Nevada recently became the fifth state to enact the nation’s most systemic K-12 funding reform: education savings accounts. ESAs allow parents to pull their children out of public schools and put the allotted tax dollars toward an education they prefer. This makes the phrase “school choice” a reality.

Unlike vouchers, which make public dollars available only for private-school tuition, the savings accounts can be used for a range of educational options, for private schools or distance learning, tutoring, computer software, educational therapies, public-school classes and activities, and community college classes. Any money left after graduation can be put toward college. This will give Nevada parents more than $5,000 to work with.

Education savings accounts are an innovation; they harness the capacity of modern technology to deliver high-quality, tailored education to every child in the state. Families can mix and match educational offerings to meet their children’s needs and aptitudes, perhaps combining interactive distance learning with a local high-school chemistry lab and a tutor in mathematics.
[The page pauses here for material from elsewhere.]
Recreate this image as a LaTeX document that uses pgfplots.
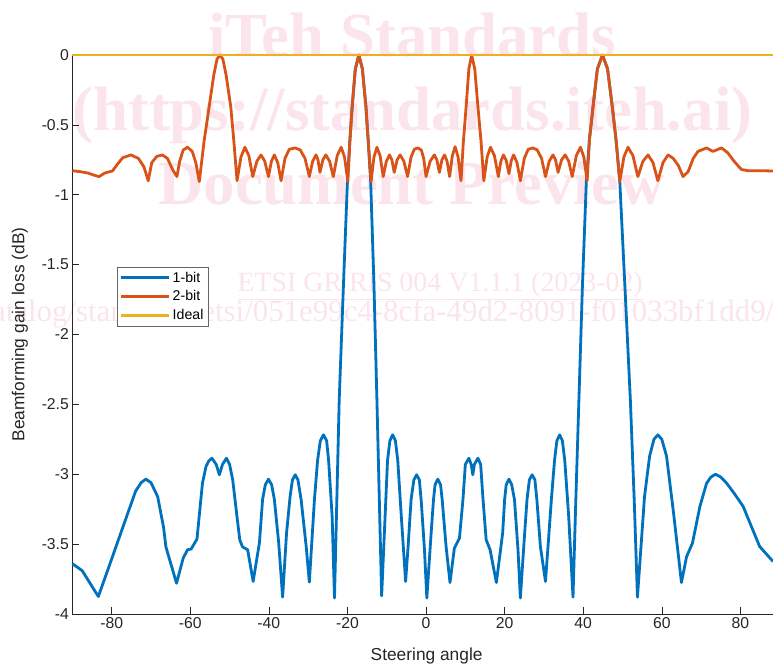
\documentclass[border=0pt]{standalone}
\usepackage{pgfplots}
\pgfplotsset{compat=1.18}
\usepackage{fontspec}
\setmainfont{Liberation Sans}
\newfontfamily\wmserif{Liberation Serif}
\definecolor{c1}{RGB}{0,114,189}
\definecolor{c2}{RGB}{217,83,25}
\definecolor{c3}{RGB}{237,177,32}
\definecolor{wm}{RGB}{251,228,235}
\definecolor{axc}{RGB}{38,38,38}
\begin{document}
\begin{tikzpicture}
\begin{scope}[every node/.style={text=wm, inner sep=0pt}]
\node[anchor=base, font=\wmserif\bfseries\fontsize{63}{63}\selectfont] at (339.6bp,557bp) {iTeh Standards};
\node[anchor=base, font=\wmserif\bfseries\fontsize{63}{63}\selectfont] at (340bp,483bp) {(https://standards.iteh.ai)};
\node[anchor=base, font=\wmserif\bfseries\fontsize{63}{63}\selectfont] at (339bp,409bp) {Document Preview};
\node[anchor=base east, font=\wmserif\fontsize{28}{28}\selectfont] at (570.6bp,322bp) {\underline{ETSI GR RIS 004 V1.1.1 (2023-02)}};
\node[anchor=base east, font=\wmserif\fontsize{31}{31}\selectfont] at (702bp,292bp) {https://standards.iteh.ai/catalog/standards/etsi/051e99c4-8cfa-49d2-8091-f01033bf1dd9/};
\end{scope}
\begin{axis}[
  scale only axis, width=700.6bp, height=559bp,
  xmin=-90, xmax=88.3, ymin=-4, ymax=0,
  clip=false,
  axis x line*=bottom, axis y line*=left,
  axis line style={axc, line width=0.6bp},
  tick style={axc, line width=0.6bp},
  tick align=inside, major tick length=6.5bp,
  xtick={-80,-60,-40,-20,0,20,40,60,80},
  xticklabels={-80,-60,-40,-20,0,20,40,60,80},
  ytick={-4,-3.5,-3,-2.5,-2,-1.5,-1,-0.5,0},
  yticklabels={-4,-3.5,-3,-2.5,-2,-1.5,-1,-0.5,0},
  ticklabel style={font=\fontsize{15.8}{18}\selectfont, text=axc},
  xlabel={Steering angle}, ylabel={Beamforming gain loss (dB)},
  label style={font=\fontsize{17.4}{20}\selectfont, text=axc},
  xlabel style={at={(axis description cs:0.5056,0)}, anchor=center, yshift=-42bp},
  ylabel style={at={(axis description cs:-0.0748,0.5)}, anchor=center},
  legend cell align=left,
  legend image code/.code={\draw[#1] (0bp,0bp) -- (48bp,0bp);},
  legend style={at={(axis description cs:0.0632,0.6213)}, anchor=north west,
    draw=black!60, line width=0.5bp, fill=white,
    font=\fontsize{14.2}{17}\selectfont, inner xsep=3bp, inner ysep=3bp,
    row sep=3bp},
  every axis plot/.append style={line width=2.8bp, line join=round},
]
\addplot[c1] coordinates {
(-90,-3.64) (-87.5,-3.69) (-85.5,-3.78) (-83.4,-3.875) (-80.5,-3.646) (-77.3,-3.39) (-73.9,-3.12) (-72.5,-3.06) (-71.3,-3.035) (-70.0,-3.06) (-68.3,-3.16) (-66.8,-3.38) (-66.2,-3.52) (-63.5,-3.78) (-61.8,-3.6) (-60.7,-3.54) (-59.8,-3.536) (-58.3,-3.464) (-56.9,-3.064) (-56.0,-2.945) (-55.3,-2.905) (-54.5,-2.885) (-53.4,-2.93) (-52.6,-3.004) (-51.8,-2.93) (-50.8,-2.885) (-50.0,-2.93) (-49.2,-3.04) (-48.0,-3.33) (-47.4,-3.47) (-46.7,-3.52) (-45.4,-3.54) (-44.0,-3.767) (-42.4,-3.49) (-41.6,-3.18) (-40.9,-3.075) (-40.1,-3.035) (-39.3,-3.075) (-38.6,-3.18) (-37.5,-3.49) (-36.5,-3.879) (-35.5,-3.42) (-34.6,-3.16) (-34.0,-3.04) (-33.3,-3.004) (-32.6,-3.04) (-31.8,-3.18) (-30.5,-3.517) (-29.7,-3.772) (-28.4,-3.18) (-27.6,-2.9) (-26.9,-2.76) (-26.1,-2.718) (-25.3,-2.76) (-24.8,-2.9) (-23.9,-3.30) (-23.3,-3.886) (-22.1,-2.47) (-21.0,-1.63) (-20.0,-0.9) (-19.4,-0.62) (-18.8,-0.37) (-18.0,-0.1) (-17.1,0) (-16.2,-0.1) (-15.3,-0.37) (-14.7,-0.62) (-14.1,-0.9) (-13.3,-1.6) (-12.5,-2.47) (-11.3,-3.87) (-9.8,-2.9) (-9.2,-2.76) (-8.5,-2.718) (-7.8,-2.76) (-7.2,-2.9) (-6.3,-3.30) (-5.2,-3.767) (-4.6,-3.53) (-3.8,-3.18) (-3.1,-3.04) (-2.4,-3.004) (-1.7,-3.04) (-1.2,-3.2) (-0.4,-3.54) (0.2,-3.886) (1.3,-3.42) (1.9,-3.18) (2.3,-3.075) (3.0,-3.035) (3.7,-3.075) (4.1,-3.18) (5.1,-3.517) (6.1,-3.775) (7.2,-3.53) (8.5,-3.457) (9.4,-3.18) (10.0,-2.93) (10.9,-2.885) (11.5,-2.93) (11.9,-3.004) (12.3,-2.93) (13.2,-2.885) (13.9,-2.93) (14.5,-3.18) (15.3,-3.469) (16.3,-3.541) (17.9,-3.775) (19.5,-3.42) (20.0,-3.18) (20.4,-3.075) (21.1,-3.035) (21.8,-3.075) (22.5,-3.18) (23.4,-3.54) (24.0,-3.886) (25.1,-3.42) (25.7,-3.18) (26.3,-3.04) (27.0,-3.004) (27.7,-3.04) (28.2,-3.18) (29.1,-3.517) (30.4,-3.767) (31.9,-3.18) (32.7,-2.9) (33.3,-2.76) (34.0,-2.718) (34.7,-2.76) (35.3,-2.9) (36.3,-3.30) (37.4,-3.879) (38.1,-3.2) (38.9,-2.47) (39.8,-1.65) (40.8,-0.9) (41.6,-0.6) (42.5,-0.37) (43.6,-0.1) (44.9,0) (46.2,-0.1) (47.4,-0.37) (48.4,-0.62) (49.3,-0.9) (50.6,-1.65) (52.0,-2.47) (53.0,-3.2) (53.8,-3.88) (55.6,-3.16) (56.9,-2.87) (58.0,-2.75) (59.0,-2.718) (60.0,-2.75) (61.2,-2.87) (63.0,-3.28) (65.0,-3.775) (66.3,-3.59) (67.8,-3.493) (69.7,-3.23) (71.4,-3.064) (72.5,-3.02) (73.7,-3.0) (75.0,-3.02) (76.5,-3.064) (78.5,-3.14) (80.7,-3.23) (84.9,-3.517) (88.3,-3.624)
};
\addlegendentry{1-bit}
\addplot[c2] coordinates {
(-90,-0.828) (-88,-0.835) (-86,-0.845) (-84.5,-0.86) (-83.2,-0.87) (-81.8,-0.845) (-80.5,-0.835) (-79.8,-0.83) (-78.5,-0.78) (-77.2,-0.735) (-75.1,-0.715) (-73.2,-0.74) (-71.8,-0.8) (-70.7,-0.9) (-69.8,-0.77) (-68.5,-0.725) (-67.1,-0.715) (-65.8,-0.74) (-64.5,-0.82) (-63.4,-0.87) (-62.7,-0.76) (-61.8,-0.68) (-60.7,-0.66) (-59.5,-0.69) (-58.6,-0.77) (-57.7,-0.906) (-56.5,-0.62) (-55.2,-0.37) (-54.0,-0.14) (-53.2,-0.03) (-52.5,0) (-51.7,-0.03) (-50.9,-0.14) (-49.7,-0.37) (-48.9,-0.62) (-48.1,-0.9) (-47.1,-0.73) (-46.1,-0.66) (-45.1,-0.72) (-44.1,-0.87) (-43.05,-0.76) (-42.0,-0.715) (-41.05,-0.76) (-40.1,-0.87) (-39.35,-0.76) (-38.6,-0.715) (-37.75,-0.77) (-36.9,-0.9) (-35.9,-0.74) (-34.8,-0.675) (-33.3,-0.665) (-32.0,-0.68) (-30.8,-0.74) (-29.7,-0.87) (-28.85,-0.76) (-28.0,-0.715) (-27.5,-0.75) (-27.0,-0.84) (-26.25,-0.75) (-25.5,-0.715) (-24.55,-0.76) (-23.6,-0.87) (-22.6,-0.72) (-21.6,-0.66) (-20.75,-0.73) (-19.9,-0.906) (-19.4,-0.62) (-18.8,-0.37) (-18.0,-0.1) (-17.1,0) (-16.2,-0.1) (-15.3,-0.37) (-14.7,-0.62) (-14.0,-0.906) (-13.25,-0.73) (-12.5,-0.66) (-11.7,-0.72) (-10.9,-0.87) (-10.1,-0.76) (-9.3,-0.715) (-8.7,-0.75) (-8.1,-0.84) (-7.35,-0.75) (-6.6,-0.715) (-5.65,-0.76) (-4.7,-0.87) (-3.8,-0.73) (-3.0,-0.675) (-2.1,-0.665) (-1.2,-0.68) (-0.6,-0.74) (0.0,-0.87) (1.05,-0.76) (2.1,-0.715) (2.75,-0.75) (3.4,-0.84) (4.05,-0.75) (4.7,-0.715) (5.35,-0.76) (6.0,-0.87) (6.7,-0.72) (7.4,-0.656) (8.15,-0.73) (8.9,-0.9) (9.5,-0.62) (10.2,-0.37) (10.9,-0.1) (11.6,0) (12.4,-0.1) (13.2,-0.37) (14.0,-0.62) (14.7,-0.9) (15.55,-0.73) (16.4,-0.66) (17.4,-0.72) (18.4,-0.87) (19.05,-0.76) (19.7,-0.715) (20.4,-0.755) (21.1,-0.85) (21.7,-0.755) (22.3,-0.715) (23.15,-0.77) (24.0,-0.9) (25.0,-0.74) (26.0,-0.675) (27.2,-0.665) (28.3,-0.68) (29.4,-0.74) (30.4,-0.87) (31.35,-0.76) (32.3,-0.715) (32.95,-0.75) (33.6,-0.84) (34.5,-0.75) (35.4,-0.715) (36.3,-0.76) (37.2,-0.87) (38.25,-0.72) (39.3,-0.66) (40.15,-0.73) (41.0,-0.9) (41.6,-0.6) (42.5,-0.37) (43.6,-0.1) (44.9,0) (46.2,-0.1) (47.4,-0.37) (48.4,-0.62) (49.3,-0.906) (50.35,-0.73) (51.4,-0.66) (52.65,-0.72) (53.9,-0.87) (55.2,-0.76) (56.5,-0.715) (57.75,-0.77) (59.0,-0.9) (60.3,-0.77) (61.6,-0.715) (62.9,-0.74) (64.2,-0.79) (65.4,-0.87) (66.7,-0.835) (68.0,-0.74) (69.2,-0.69) (71.4,-0.665) (73.0,-0.69) (75.2,-0.665) (76.8,-0.7) (78.1,-0.75) (79.3,-0.79) (80.3,-0.82) (82,-0.828) (85,-0.828) (88.3,-0.83)
};
\addlegendentry{2-bit}
\addplot[c3] coordinates {(-90,0) (88.3,0)};
\addlegendentry{Ideal}
\end{axis}
\pgfresetboundingbox
\path[use as bounding box] (-72.4bp,-52bp) rectangle (700.6bp,614bp);
\end{tikzpicture}
\end{document}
The savings accounts, first proposed a decade ago by the Goldwater Institute, where I work, weren’t pressed into service until 2009. That’s when the Arizona Supreme Court struck down school vouchers for disabled and foster children under the state’s Blaine Amendment, which forbids the use of public funds in private or sectarian schools. Vouchers violated the Blaine Amendment, the court reasoned, because they could only be used in private schools.

But what if public funds were available not only for private schools but also for a broad array of educational options? The Arizona Legislature enacted ESAs for disabled and foster children, depositing 90% of each child’s state education funds into an account featuring a debit card that can be used to purchase educational services from public or private providers. Local school property taxes remain untouched and available to public schools.

Like vouchers, education savings accounts were challenged in court for violating the Blaine Amendment in 2011. But because the funds were not limited to private schools, the legality of ESAs was upheld. As Arizona Court of Appeals Judge Jon Thompson observed in a 2013 ruling, “Parents can use the funds deposited in the . . . account to customize an education that meets their children’s unique educational needs.” Arizona has expanded ESA eligibility to include children in public schools receiving D or F grades and military families. Legislation sponsored by Democratic state Sen. Carlyle Begay to provide ESAs for children on Indian reservations goes into effect this fall.

Last year, Florida—whose Supreme Court also had earlier struck down vouchers—enacted ESAs for severely disabled children. The savings accounts are especially useful for families whose children have special needs that require individualized approaches that often are not found in public schools. As in Arizona, ESAs were challenged in court and upheld.

This year education savings accounts were enacted in three states where earlier there was resistance to school choice: Mississippi, Tennessee and Nevada. The savings accounts in the first two states are limited to children with special needs.

But Nevada’s program is available to all of the state’s 385,000 public-school students. Most children will receive 90% of the state’s education contribution, or about $5,100. But children with disabilities or in low-income families will receive the full per-pupil amount, roughly $5,700. For the first time since the nation’s first voucher program was enacted in Milwaukee 25 years ago, this year more than half of the states plus the District of Columbia have some form of private school choice.

Teachers unions fiercely opposed the bill. “This is a ploy by those who deplore public education and want to destroy it,” charged Democratic state Sen. Joyce Woodhouse. But that tired argument lost.

The emergence of education savings accounts may mark the beginning of the end for an ossified education-delivery system that is has changed little since the 19th century. It begins an important shift of government from a monopoly provider of education into an enabler of education in whatever form or forum it most benefits the child.

By reducing the need for bureaucracies and capital construction, education savings accounts can reverse the ever-growing costs of public education, even as the accounts provide resources for families to save for college. They can help surmount Blaine Amendment obstacles that appear in about two-thirds of state constitutions. Most important, they hitch public policy to infinite technological possibilities, creating the first truly 21st-century education model wherein public funding follows the child.

Mr. Bolick is vice president for litigation at the Goldwater Institute.